Por Frey Beto
De aquí a cien años ya no seré. El puñado de cenizas que haya quedado de la cremación estará integrado al útero fértil de la tierra. De mi obra tal vez figuren, en un catálogo literario, solo uno o dos libros. En los archivos de un convento, un fraile curioso se enterará de que un día lo precedí en las sendas de Santo Domingo.
La idea de la inmortalidad es un fardo ridículo de vanidad póstuma. ¿Importan los aplausos después de que los actores dejan el escenario? La notoriedad no me halaga. Como soy minero, me cuadra la discreción, poder pararme anónimo en una esquina.
Me bastan las letras que me desnudan frente al lector y la fe de que me aguarda un fin infinito. Quiero el regazo de Dios. Nada más.
Sé que, como toda materia, comulgo con la perenne transustanciación de todas las cosas creadas. Existo, coexisto y subsisto en el Universo.
Ahora soy uno entre más de 7 mil millones. ¿Cómo cabe tanta pretensión en tan diminuta pequeñez? ¿Por qué se hinche el corazón de ambiciones? ¿Para que la impaciencia insana, la carrera contra el reloj, la irrefrenable gula frente al mundo circundante?
Cierro los ojos para ver mejor. La meditación me devuelve al Otro que no soy yo y que, sin embargo, es el fundamento de mi verdadera identidad. Eso renueva mi oxígeno espiritual. Remueve el cantero que llevo en lo más íntimo de mí, siempre a la espera de la inefable simiente divina. Porque el verdadero amor es siempre (e)t(i)erno.
De aquí a 100 años habrá sido inútil toda mi prisa. Esa voracidad del alma será solo un definitivo silencio en el tiempo. Estaré enmudecido por el olvido. No recogeré flores de primavera, ni oiré el sonido de la flauta en mis mañanas de oración. Transmutado en el ciclo implacable de la naturaleza, seré lo que ya fui: multitud de bacterias, humus de un tallo que brota, alimento de un reptil.
Tengo 13 mil 700 millones de años. Sé que, como toda materia, comulgo con la perenne transustanciación de todas las cosas creadas. Existo, coexisto y subsisto en el Universo.
Dentro de pocos años me tragará el ritmo de la entropía. Mis células se condensarán en moléculas integradas al baile alquímico de la evolución. De nuevo, seré uno con todo, como el océano, que es el resultado de la interacción de gotas de agua.

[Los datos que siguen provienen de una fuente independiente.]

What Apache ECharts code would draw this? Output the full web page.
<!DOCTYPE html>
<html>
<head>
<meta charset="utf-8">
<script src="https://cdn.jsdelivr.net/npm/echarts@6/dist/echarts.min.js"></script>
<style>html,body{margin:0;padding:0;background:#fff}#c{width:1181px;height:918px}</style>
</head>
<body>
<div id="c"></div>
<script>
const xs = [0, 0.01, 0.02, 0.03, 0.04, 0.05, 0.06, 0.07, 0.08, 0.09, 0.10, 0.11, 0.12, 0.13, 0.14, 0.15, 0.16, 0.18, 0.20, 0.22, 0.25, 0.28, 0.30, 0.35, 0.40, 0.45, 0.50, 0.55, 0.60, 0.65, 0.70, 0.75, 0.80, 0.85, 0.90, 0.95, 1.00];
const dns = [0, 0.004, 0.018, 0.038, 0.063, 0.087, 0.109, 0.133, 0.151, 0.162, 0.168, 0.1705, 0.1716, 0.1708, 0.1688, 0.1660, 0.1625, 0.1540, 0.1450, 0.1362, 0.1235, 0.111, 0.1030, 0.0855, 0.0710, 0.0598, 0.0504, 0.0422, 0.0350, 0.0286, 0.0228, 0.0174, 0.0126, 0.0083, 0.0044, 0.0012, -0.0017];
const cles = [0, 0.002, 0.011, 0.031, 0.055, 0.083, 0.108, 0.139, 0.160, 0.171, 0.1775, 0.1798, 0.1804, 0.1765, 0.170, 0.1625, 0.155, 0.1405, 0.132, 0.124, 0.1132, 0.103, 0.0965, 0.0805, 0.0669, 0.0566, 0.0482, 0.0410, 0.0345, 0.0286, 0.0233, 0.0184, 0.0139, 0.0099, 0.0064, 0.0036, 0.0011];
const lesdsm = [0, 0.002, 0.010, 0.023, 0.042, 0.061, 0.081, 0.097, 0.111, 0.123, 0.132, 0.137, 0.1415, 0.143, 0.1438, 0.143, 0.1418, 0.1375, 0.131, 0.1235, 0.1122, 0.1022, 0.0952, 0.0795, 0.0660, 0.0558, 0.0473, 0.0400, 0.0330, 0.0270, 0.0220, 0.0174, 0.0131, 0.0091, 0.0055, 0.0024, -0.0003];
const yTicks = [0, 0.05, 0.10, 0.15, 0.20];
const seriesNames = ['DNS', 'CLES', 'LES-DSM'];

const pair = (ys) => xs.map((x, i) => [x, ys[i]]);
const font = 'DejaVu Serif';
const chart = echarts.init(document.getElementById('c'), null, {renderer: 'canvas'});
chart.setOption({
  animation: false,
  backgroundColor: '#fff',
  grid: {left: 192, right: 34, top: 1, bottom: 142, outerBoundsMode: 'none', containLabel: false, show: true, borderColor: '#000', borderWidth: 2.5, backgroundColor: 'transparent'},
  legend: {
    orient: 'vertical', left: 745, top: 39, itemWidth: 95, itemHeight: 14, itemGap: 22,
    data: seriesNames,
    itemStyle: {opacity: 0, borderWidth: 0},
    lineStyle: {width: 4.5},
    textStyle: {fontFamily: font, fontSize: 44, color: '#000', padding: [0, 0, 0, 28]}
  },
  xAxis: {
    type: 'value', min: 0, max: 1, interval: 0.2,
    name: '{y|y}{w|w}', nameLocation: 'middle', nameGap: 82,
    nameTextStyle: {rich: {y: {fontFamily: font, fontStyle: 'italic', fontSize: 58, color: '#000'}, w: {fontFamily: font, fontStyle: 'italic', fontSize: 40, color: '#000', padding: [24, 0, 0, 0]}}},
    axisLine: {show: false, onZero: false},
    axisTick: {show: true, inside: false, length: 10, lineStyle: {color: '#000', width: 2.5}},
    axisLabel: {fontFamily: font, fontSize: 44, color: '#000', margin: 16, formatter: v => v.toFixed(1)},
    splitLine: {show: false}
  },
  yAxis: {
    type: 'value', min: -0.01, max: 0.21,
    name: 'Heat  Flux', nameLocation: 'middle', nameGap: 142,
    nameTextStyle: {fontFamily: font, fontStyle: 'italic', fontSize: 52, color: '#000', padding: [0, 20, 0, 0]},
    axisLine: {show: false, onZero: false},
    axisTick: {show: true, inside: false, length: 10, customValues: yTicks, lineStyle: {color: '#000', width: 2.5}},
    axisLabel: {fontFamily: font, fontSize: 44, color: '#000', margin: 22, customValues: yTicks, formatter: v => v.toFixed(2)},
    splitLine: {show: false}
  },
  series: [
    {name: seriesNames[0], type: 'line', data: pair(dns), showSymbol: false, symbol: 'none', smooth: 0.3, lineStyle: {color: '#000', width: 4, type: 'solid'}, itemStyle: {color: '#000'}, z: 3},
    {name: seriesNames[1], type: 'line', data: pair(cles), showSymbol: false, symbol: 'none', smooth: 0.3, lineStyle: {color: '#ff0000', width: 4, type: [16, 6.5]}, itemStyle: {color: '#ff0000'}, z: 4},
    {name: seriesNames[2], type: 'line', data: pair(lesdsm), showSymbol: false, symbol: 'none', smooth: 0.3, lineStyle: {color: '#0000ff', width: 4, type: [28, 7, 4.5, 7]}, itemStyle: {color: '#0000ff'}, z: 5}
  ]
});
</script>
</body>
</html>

Esa certeza me salva de ansiedades. Vuelvo a mí mismo, a lo recóndito del espíritu, atento a la delicadeza de la vida. Todo es liturgia, basta tener ojos para creer: el pan sobre la mesa, el agua vertida en el vaso, la ventana batida por el viento, la rueda de piedra del amolador de cuchillos, la luz de la vela que se consume junto al sagrario, el olor dulce del mango, el misterio del momento exacto cuando me secuestra el sueño, el grito alegre de un niño al cortar una flor en lo que reste de jardín de aquí a 100 años.
Lo mejor de la existencia son las cuentas de su collar, los diminutos abalorios que forman bellos diseños, los pedazos de vidrio coloreado. La búsqueda de la utopía, la conversación inconsútil con los amigos, la lengua perfumada por el vino, los salmos recitados con la cadencia gregoriana, la siesta del domingo, el gesto de cariño, el cuidado solidario.
De aquí a 100 años el mundo estará, como siempre, entregado a sí mismo, pero sin el concurso de mis ambiciones, pretensiones e inquietudes.
Meditar sobre el futuro lejano me tranquiliza. Me impregna de algo muy importante: un profundo sentimiento de falta de importancia.